Because when doing this:
df=pd.DataFrame([[1,-21,45,3,4],[4,5,89,-5,6],[7,-4,58,1,19],[10,11,74,20,12],[13,14,15,45,78]]) #5 rows 5 columns
pca=PCA(n_components=3)
pca.fit(df)
df_pcs=pd.DataFrame(data=pca.components_, index = df.index)
I get the following error:
ValueError: Shape of passed values is (5, 3), indices imply (5, 5)
Upvotes: 0
Views: 1196
Reputation: 36599
Rows represent samples and columns represent features. PCA reduces the dimensionality of the data, ie features.
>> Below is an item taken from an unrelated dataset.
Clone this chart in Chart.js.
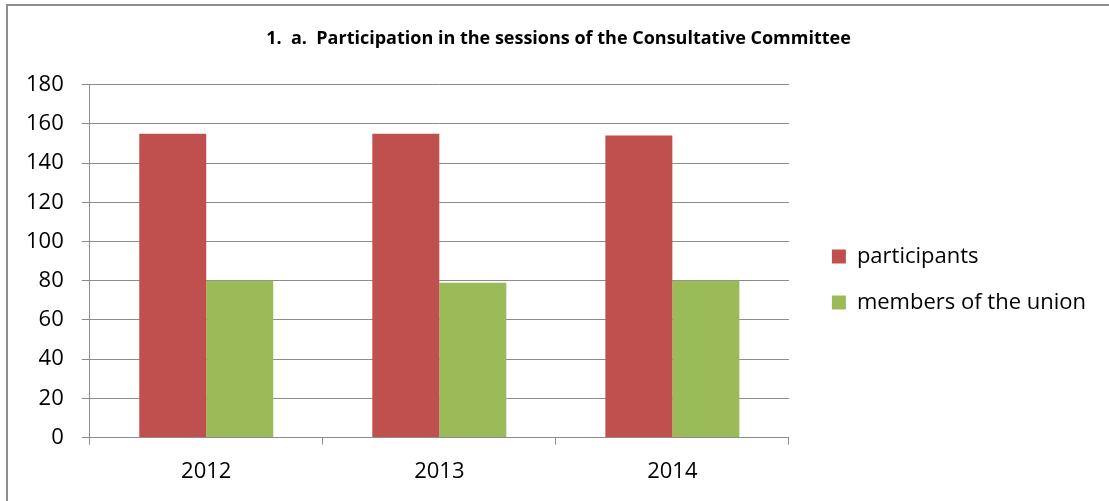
<!DOCTYPE html>
<html>
<head>
<meta charset="utf-8">
<script src="https://cdn.jsdelivr.net/npm/chart.js@4"></script>
<style>
  body { margin: 0; background: #fff; }
  #wrap { position: absolute; left: 0; top: 0; width: 1109px; height: 501px; }
  #frame { position: absolute; left: 6px; top: 4px; width: 1200px; height: 600px;
           border-left: 2px solid #8e8e8e; border-top: 2px solid #8e8e8e; }
</style>
</head>
<body>
<div id="frame"></div>
<div id="wrap"><canvas id="section"></canvas></div>
<script>
let years = ["2012", "2013", "2014"];
let participants = [155, 155, 154];
let members = [80, 79, 80];
let yTicks = [0, 20, 40, 60, 80, 100, 120, 140, 160, 180];

let font = "'Open Sans', 'Liberation Sans', sans-serif";
let gridColor = "#8c8c8c";

// blank scale used only as horizontal spacing
function spacer(width, weight) {
  return {
    type: "linear",
    position: "right",
    display: true,
    weight: weight,
    grid: { display: false },
    border: { display: false },
    ticks: { display: false },
    afterFit: (scale) => {
      scale.width = width;
    },
  };
}

const ctx = document.getElementById("section");

new Chart(ctx, {
  type: "bar",
  data: {
    labels: years,
    datasets: [
      {
        label: "participants",
        data: participants,
        backgroundColor: "#c0504d",
        barPercentage: 1,
        categoryPercentage: 0.575,
      },
      {
        label: "members of the union",
        data: members,
        backgroundColor: "#9bbb59",
        barPercentage: 1,
        categoryPercentage: 0.575,
      },
    ],
  },
  options: {
    responsive: true,
    maintainAspectRatio: false,
    animation: false,
    layout: {
      padding: { left: 8, top: 18, bottom: 2, right: 0 },
    },
    plugins: {
      title: {
        display: true,
        text: "1.  a.  Participation in the sessions of the Consultative Committee",
        color: "#000",
        font: { family: font, size: 18, weight: "bold" },
        padding: { top: 10, bottom: 35 },
      },
      legend: {
        position: "right",
        maxWidth: 400,
        // blank legend title, only pushes the two entries a bit lower
        title: {
          display: true,
          text: " ",
          font: { family: font, size: 10 },
          padding: { top: 15, bottom: 15 },
        },
        labels: {
          color: "#000",
          font: { family: font, size: 22 },
          boxWidth: 14,
          boxHeight: 14,
          padding: 24,
        },
      },
      tooltip: { enabled: false },
    },
    scales: {
      x: {
        grid: {
          offset: true,
          drawOnChartArea: false,
          color: gridColor,
          tickLength: 7,
        },
        border: { color: gridColor },
        ticks: {
          color: "#000",
          font: { family: font, size: 22 },
          padding: 14,
        },
      },
      y: {
        min: 0,
        max: 180,
        afterBuildTicks: (scale) => {
          scale.ticks = yTicks.map((v) => ({ value: v }));
        },
        grid: { color: gridColor, tickLength: 8 },
        border: { color: gridColor },
        ticks: {
          color: "#000",
          font: { family: font, size: 22 },
          padding: 18,
        },
      },
      gapInner: spacer(19, 0),
      gapOuter: spacer(13, 2000),
    },
  },
});
</script>
</body>
</html>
So columns.
So if you are talking about vectors, then it considers a row as single feature vector and reduces its size.
If you have a dataframe of shape say [100, 6]
and PCA n_components
is set to 3. So your output will be [100, 3]
.
# You need this
df_pcs=pca.transform(df)
# This produces error because shapes dont match.
df_pcs=pd.DataFrame(data=pca.components_, index = df.index)
pca.components_
is an array of [3,5] and your index
parameter is using the df.index
which is of shape [5,]
. Hence the error. pca.components_
represents a completely different thing.
According to documentation:-
components_ : array, [n_components, n_features]
Principal axes in feature space, representing the directions of maximum variance in the data.
Upvotes: 3